### SHORT TASK
Repeat what the lines below say, word for word, and skip every image.
****************************************
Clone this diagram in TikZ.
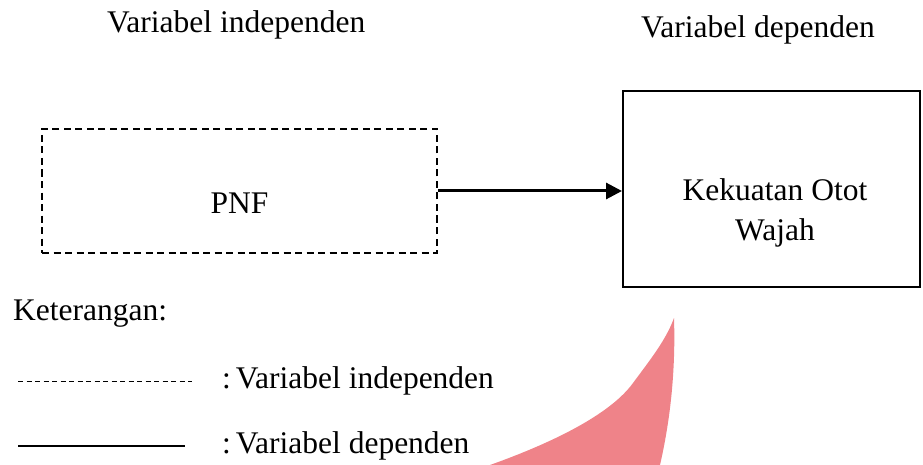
\documentclass[tikz,border=0pt]{standalone}
\usepackage{fontspec}
\setmainfont{Liberation Serif}
\usetikzlibrary{positioning, arrows.meta}
\definecolor{curlred}{RGB}{239,131,137}
\tikzset{
  indepbox/.style = {draw, line width=2pt, dash pattern=on 7pt off 4.5pt,
                     minimum width=395pt, minimum height=124pt, inner sep=0pt},
  depbox/.style   = {draw, line width=2pt,
                     minimum width=297pt, minimum height=196pt, inner sep=0pt},
  lbl/.style      = {inner sep=0pt, font=\fontsize{31.5}{40}\selectfont},
  relarr/.style   = {-{Triangle[length=16pt,width=16pt]}, line width=3pt},
}
\begin{document}
\begin{tikzpicture}[x=1pt, y=-1pt]
    \useasboundingbox (0,0) rectangle (923,465);
    % pink curl
    \fill[curlred] (674,318) .. controls (676,380) and (668,430) .. (660,465)
      -- (490,465) .. controls (560,440) and (612,412) .. (633,383)
      .. controls (650,360) and (666,340) .. (674,318) -- cycle;
    % headings
    \node[lbl, anchor=base west] (indeptitle) at (107,33) {Variabel independen};
    \node[lbl, anchor=base west] (deptitle) at (641,38) {Variabel dependen};
    % boxes
    \node[indepbox] (pnf) at (239.5,191) {};
    \node[lbl, anchor=base] (pnftext) at (239.5,214) {PNF};
    \node[depbox] (kekuatan) at (771.5,189) {};
    \node[lbl, align=center] (kektext) at (775,213) {Kekuatan Otot\\Wajah};
    \draw[relarr] (pnf.east) -- (pnf.east -| kekuatan.west);
    % legend
    \node[lbl, anchor=base west] (keterangan) at (13,320) {Keterangan:};
    \coordinate (dashA) at (18,381);
    \coordinate (dashB) at (192,381);
    \coordinate (solA) at (18,446);
    \coordinate (solB) at (185,446);
    \draw[line width=1pt, dash pattern=on 5pt off 3.5pt] (dashA) -- (dashB);
    \draw[line width=1.5pt] (solA) -- (solB);
    \node[lbl, anchor=base west] (indepnote) at (222,388) {:\hspace{5pt}Variabel independen};
    \node[lbl, anchor=base west] (depnote) at (222,453) {:\hspace{5pt}Variabel dependen};
  \end{tikzpicture}
\end{document}
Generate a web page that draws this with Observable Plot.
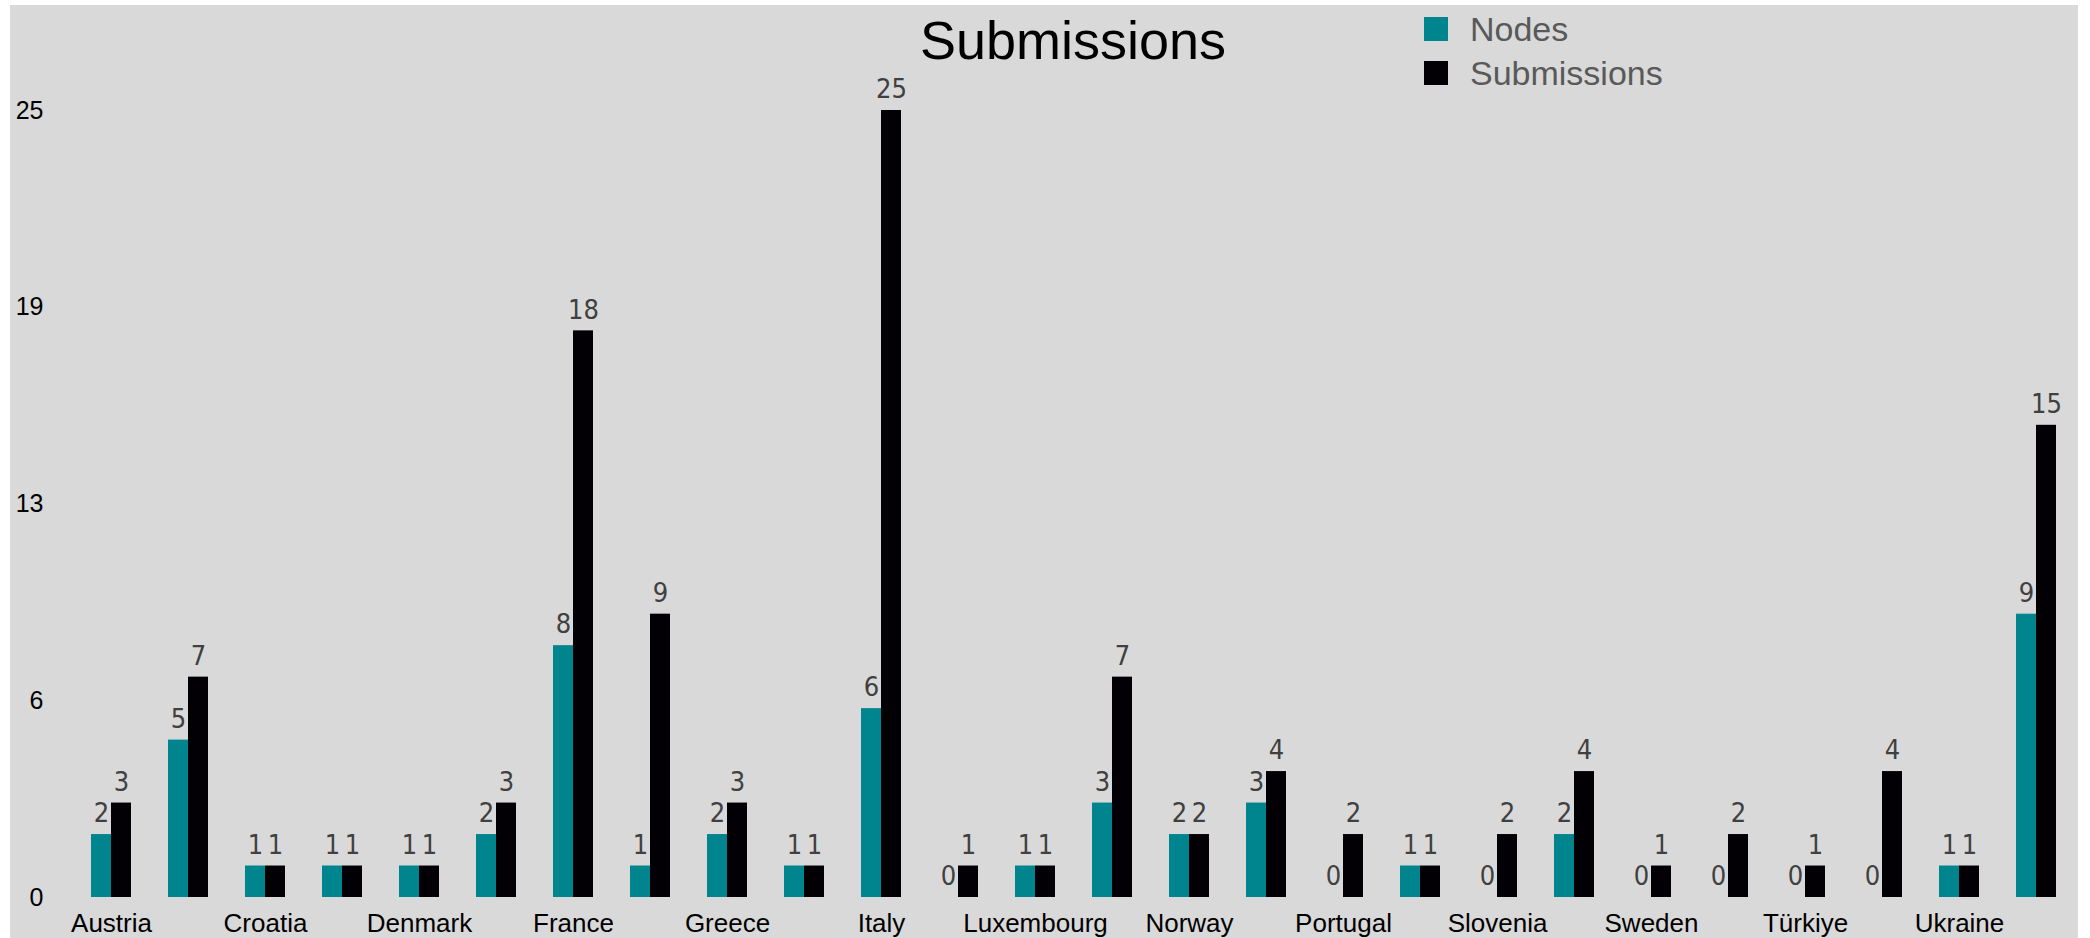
****************************************
### ANSWER BELOW
Clone this diagram in TikZ.
\documentclass[tikz,border=0pt]{standalone}
\usepackage{fontspec}
\setmainfont{Liberation Serif}
\usetikzlibrary{positioning, arrows.meta}
\definecolor{curlred}{RGB}{239,131,137}
\tikzset{
  indepbox/.style = {draw, line width=2pt, dash pattern=on 7pt off 4.5pt,
                     minimum width=395pt, minimum height=124pt, inner sep=0pt},
  depbox/.style   = {draw, line width=2pt,
                     minimum width=297pt, minimum height=196pt, inner sep=0pt},
  lbl/.style      = {inner sep=0pt, font=\fontsize{31.5}{40}\selectfont},
  relarr/.style   = {-{Triangle[length=16pt,width=16pt]}, line width=3pt},
}
\begin{document}
\begin{tikzpicture}[x=1pt, y=-1pt]
    \useasboundingbox (0,0) rectangle (923,465);
    % pink curl
    \fill[curlred] (674,318) .. controls (676,380) and (668,430) .. (660,465)
      -- (490,465) .. controls (560,440) and (612,412) .. (633,383)
      .. controls (650,360) and (666,340) .. (674,318) -- cycle;
    % headings
    \node[lbl, anchor=base west] (indeptitle) at (107,33) {Variabel independen};
    \node[lbl, anchor=base west] (deptitle) at (641,38) {Variabel dependen};
    % boxes
    \node[indepbox] (pnf) at (239.5,191) {};
    \node[lbl, anchor=base] (pnftext) at (239.5,214) {PNF};
    \node[depbox] (kekuatan) at (771.5,189) {};
    \node[lbl, align=center] (kektext) at (775,213) {Kekuatan Otot\\Wajah};
    \draw[relarr] (pnf.east) -- (pnf.east -| kekuatan.west);
    % legend
    \node[lbl, anchor=base west] (keterangan) at (13,320) {Keterangan:};
    \coordinate (dashA) at (18,381);
    \coordinate (dashB) at (192,381);
    \coordinate (solA) at (18,446);
    \coordinate (solB) at (185,446);
    \draw[line width=1pt, dash pattern=on 5pt off 3.5pt] (dashA) -- (dashB);
    \draw[line width=1.5pt] (solA) -- (solB);
    \node[lbl, anchor=base west] (indepnote) at (222,388) {:\hspace{5pt}Variabel independen};
    \node[lbl, anchor=base west] (depnote) at (222,453) {:\hspace{5pt}Variabel dependen};
  \end{tikzpicture}
\end{document}
Generate a web page that draws this with Observable Plot.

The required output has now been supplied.